The share transfer is treated as a deemed sale by Indian founders, potentially triggering capital gains tax under Indian income tax law. Where shares have been held for more than 24 months, long-term capital gains rates may apply. Professional structuring at the point of the flip including accurate FMV computation and timing can materially reduce this liability.

Multi-Country Structures Using Singapore as Hub

Singapore’s strength as a global business hub is not limited to the India-Singapore axis. Founders building companies across Southeast Asia, the Middle East, the US, or Europe increasingly use Singapore as the central hub for a multi-country operating structure.

The hub-and-spoke model

The Singapore holding company sits at the centre. Below it are wholly owned operating subsidiaries in each country.

  • India Pvt. Ltd.  engineering, R&D, back-office operations
  • US LLC or C-Corp  sales, marketing, US customer contracts
  • UAE Free Zone entity  Middle East operations, regional sales
  • UK Ltd.  European operations, fintech licensing where required

Each subsidiary employs local staff, signs local contracts, and complies with local regulations. The Singapore holding company owns 100% of each, maintains the consolidated P&L, holds IP, and is the entity through which investors hold equity.

Transfer pricing and intercompany agreements

In a multi-entity structure, transactions between group companies such as management fees, IP licensing, intercompany loans, or shared services must be priced at arm’s length. Singapore follows OECD transfer pricing guidelines and requires proper intercompany agreements backed by transfer pricing documentation for groups above defined revenue thresholds.

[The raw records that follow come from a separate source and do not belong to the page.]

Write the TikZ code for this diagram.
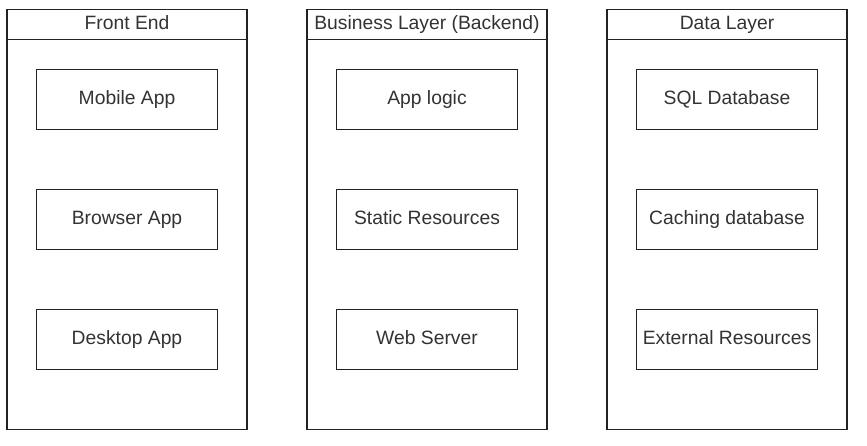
\documentclass[tikz,border=0pt]{standalone}
\usepackage{fontspec}
\setmainfont{Liberation Sans}
\usepackage{tikz}
\usetikzlibrary{positioning}
\definecolor{layerLine}{RGB}{34,34,34}
\definecolor{layerInk}{RGB}{51,51,51}
\tikzset{
  layerbox/.style={draw=layerLine, line width=1.2pt, outer sep=0pt, minimum width=240pt, minimum height=420pt, fill=white},
  headbox/.style={draw=layerLine, line width=1.2pt, outer sep=0pt, minimum width=240pt, minimum height=30pt, inner sep=0pt, text height=13.5pt, text depth=4pt, text=layerInk, font=\fontsize{19.3}{22}\selectfont},
  compbox/.style={draw=layerLine, line width=1.2pt, outer sep=0pt, minimum width=181pt, minimum height=60pt, inner sep=0pt, text height=13.5pt, text depth=4pt, text=layerInk, font=\fontsize{19.3}{22}\selectfont}
}

\begin{document}
\begin{tikzpicture}[x=1pt, y=-1pt]
        \useasboundingbox[fill=white] (0,0) rectangle (867,445);
        % the three layers
        \node[layerbox] (fe) at (127,219.5) {};
        \node[layerbox, right=60pt of fe] (bl) {};
        \node[layerbox, right=60pt of bl] (dl) {};
        \node[headbox, below=0pt of fe.north] (fehead) {Front End};
        \node[headbox, below=0pt of bl.north] (blhead) {Business Layer (Backend)};
        \node[headbox, below=0pt of dl.north] (dlhead) {Data Layer};
        % front end
        \node[compbox, below=30pt of fehead] (mobile) {Mobile App};
        \node[compbox, below=60pt of mobile] (browser) {Browser App};
        \node[compbox, below=60pt of browser] (desktop) {Desktop App};
        % business layer
        \node[compbox, below=30pt of blhead] (logic) {App logic};
        \node[compbox, below=60pt of logic] (static) {Static Resources};
        \node[compbox, below=60pt of static] (webserver) {Web Server};
        % data layer
        \node[compbox, below=30pt of dlhead] (sqldb) {SQL Database};
        \node[compbox, below=60pt of sqldb] (cachedb) {Caching database};
        \node[compbox, below=60pt of cachedb] (external) {External Resources};
      \end{tikzpicture}
\end{document}
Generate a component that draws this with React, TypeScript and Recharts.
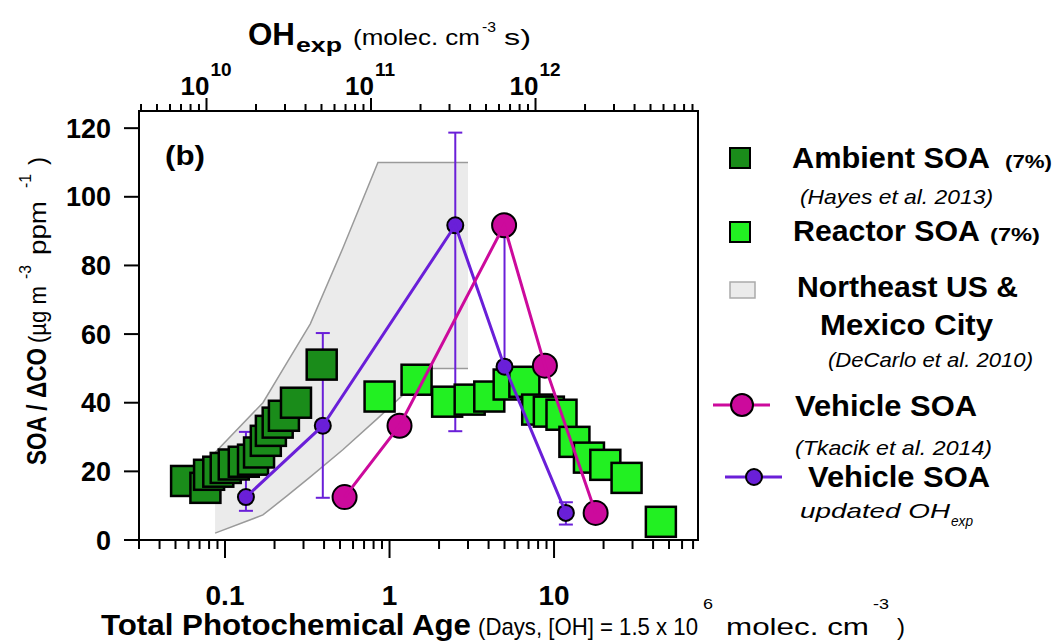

This is not optional. IRAS (Inland Revenue Authority of Singapore) audits transfer pricing arrangements, and the Indian Income Tax Department has a robust Transfer Pricing Officer network. Engage a transfer pricing specialist once your group revenue exceeds $5–10 million

Banking for multi-country structures

Singapore’s banking infrastructure supports multi-currency, multi-entity treasury management. DBS, OCBC, and Standard Chartered Singapore can hold accounts in SGD, USD, EUR, GBP, and INR, issue cross-border payments, and provide trade finance products. Many founders also use fintech alternatives Aspire, Airwallex, Wise Business for day-to-day multi-currency operations before banking relationships with major banks are established.

Frequently Asked Questions

Can I set up a Singapore holding company after already incorporating in India?

Yes. The India-Singapore flip allows you to restructure an existing Indian company under a Singapore parent. The process involves transferring founder shares to the new Singapore entity, complying with FEMA valuation and filing requirements, and ensuring proper documentation. It is easier to execute at an early stage when company valuation is low.

What is the corporate tax rate in Singapore for holding companies?

Singapore’s headline corporate tax rate is 17%. However, new companies benefit from partial tax exemptions for the first three years, and companies qualifying for the Development and Expansion Incentive or IP Development Incentive may pay as little as 5–10% on qualifying income. There is no capital gains tax in Singapore.

Can Indian founders issue ESOPs to Indian employees through a Singapore company?

Yes. Indian employees can receive options in a foreign parent company. However, there are FEMA and income tax implications for the employees particularly at the point of exercise. The company must also ensure the ESOP plan is structured to comply with Singapore’s EEBR framework. Individual employees should consult a cross-border tax advisor.

How long does it take to raise capital through a Singapore entity?

A priced round through a Singapore entity typically closes within 4–8 weeks from term sheet to completion, assuming no major due diligence issues. Pre-SAFE or convertible note rounds can close faster sometimes within 1–2 weeks. This is significantly faster than equivalent Indian fundraising rounds, which often require additional regulatory filings.

Is the India-Singapore DTAA still advantageous after the 2016 renegotiation?

Yes, though the treaty was significantly renegotiated in 2016. Capital gains on shares acquired after April 1, 2017 are now taxable in India, removing the historic capital gains exemption. However, the treaty still offers benefits on dividends (reduced withholding), royalties (reduced withholding at 10%), and business income. Treaty planning should be done with a qualified advisor given the post-2016 rules.

What are the annual compliance requirements for a Singapore holding company?

Singapore companies must file annual returns with ACRA (Accounting and Corporate Regulatory Authority), hold an Annual General Meeting (or pass written resolutions in lieu), maintain proper financial accounts, and file corporate income tax returns with IRAS. Companies with group turnover above S$10 million require an audit. ACRA’s compliance requirements are well-defined and professionally administered.

Do I need a local Singapore director?

Yes. Every Singapore private limited company must have at least one director who is ordinarily resident in Singapore meaning a Singapore citizen, PR, or EntrePass/Employment Pass holder. Most incorporation service providers offer nominee director services for a monthly or annual fee while founders are in the process of obtaining their own passes.

When should I start thinking about a multi-country structure rather than just a Singapore holding company?

Once your company is generating revenue from more than two markets or is hiring staff in more than one country outside India, it is worth planning the multi-entity structure. The right time to set it up is before you need it not after employees are working informally, contracts are being signed by the wrong entity, or a fundraising round forces a rushed restructuring.